The astonishingly life like fibreglass construction revolves, disgorges the cast via various orifices, ages to a skeletal remnant in front of our eyes (clever projections) and in a final coup de théâtre, parts her vast buttocks to reveal a mobile disco packed with dancing squaddies. Spectacular costuming includes beyond-naked flayed muscle suits for serial shaggers Amando and Amanda and an all-over pink fur coat for Venus the love goddess. Jaw-dropping is an inadequate term. I came dangerously close to applauding the scenery.

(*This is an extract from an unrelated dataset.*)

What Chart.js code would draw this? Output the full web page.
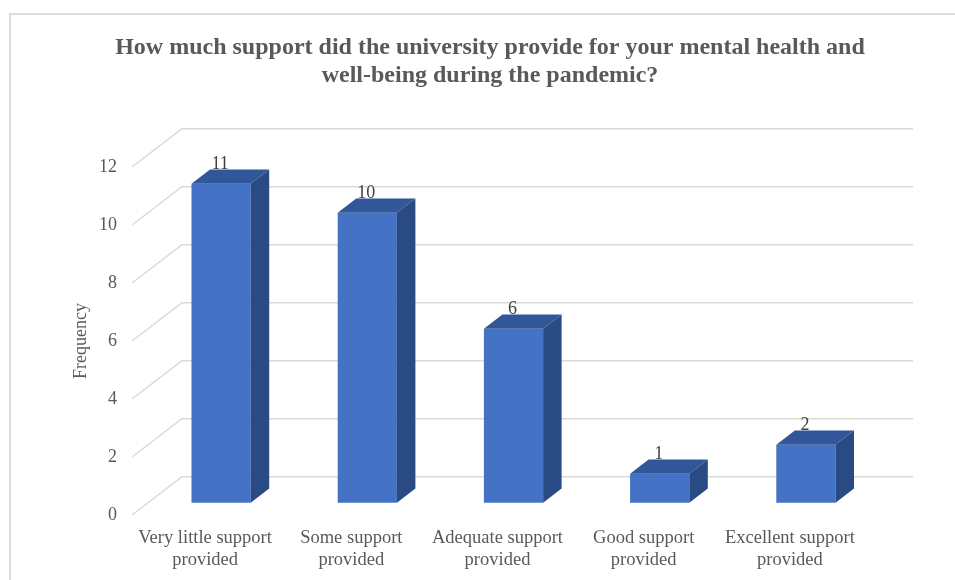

And let's face it, you just know you're in for something special when the programme credits include inflatable (intestines) and vagina scultpure [sic].
Not quite what Ligeti had in mind for Le Grand Macabre. But the non-story of Grim Reaper Nekrotzar's ultimately impotent threat to destroy all of boozing, fornicating, double-dealing humanity is served well in the new La Fura dels Baus production. The collapse of the fantasy Belgium of Bruegelland is mirrored in the decay and disintegration of Claudia's body. Visual references to Flemish art abound - Bosch's monsters, Brueghel's crowds, Magritte's dreamy skies - and of course the Rubenesque flesh-mountain centre stage.
But for all the fabulously inventive and brilliantly executed visuals, it still seems like a long two hours. I can't blame the performers - all were excellent and totally committed. Susan Bickley as the ageing nymphomaniac Mescalina dominated her scenes as she did her hapless husband Astradomors (Frode Olsen, more memorable I am afraid for his corset and waders than anything else). Susanna Andersson handled the dazzling vocal and physical gymnastics of both Venus and Gepopo with indecent ease - the performance of the night.
And it wasn't the orchestra's fault either. They negotiated everything brilliantly for Baldur Brönnimann, from the opening car-horn fanfare to the closing Strauss-like passacaglia .
I fear the problem lies in the opera itself. It has its moments - the two mentioned above for starters. But it's not consistently dramatic or absorbing, or even funny, and some of the wacky percussion effects which might have seemed novel and exciting on its debut 30 years ago are looking a little dated now. I'm a great Ligeti fan, but this is not his best or even his most original writing, by far.
It's telling that a bout of hysterically foul-mouthed buttock-projected name-calling by the rival Black Minister and White Minister (Simon Butteriss and Daniel Norman) threatens to upstage everything else. (Top insult? "Northerner" got the most laughs, closely followed by "organist". "C0cksucker" didn't get a look-in.....).
When the best thing about an opera is not part of the original libretto - and spoken to boot - you have to wonder if it's past its sell-by date.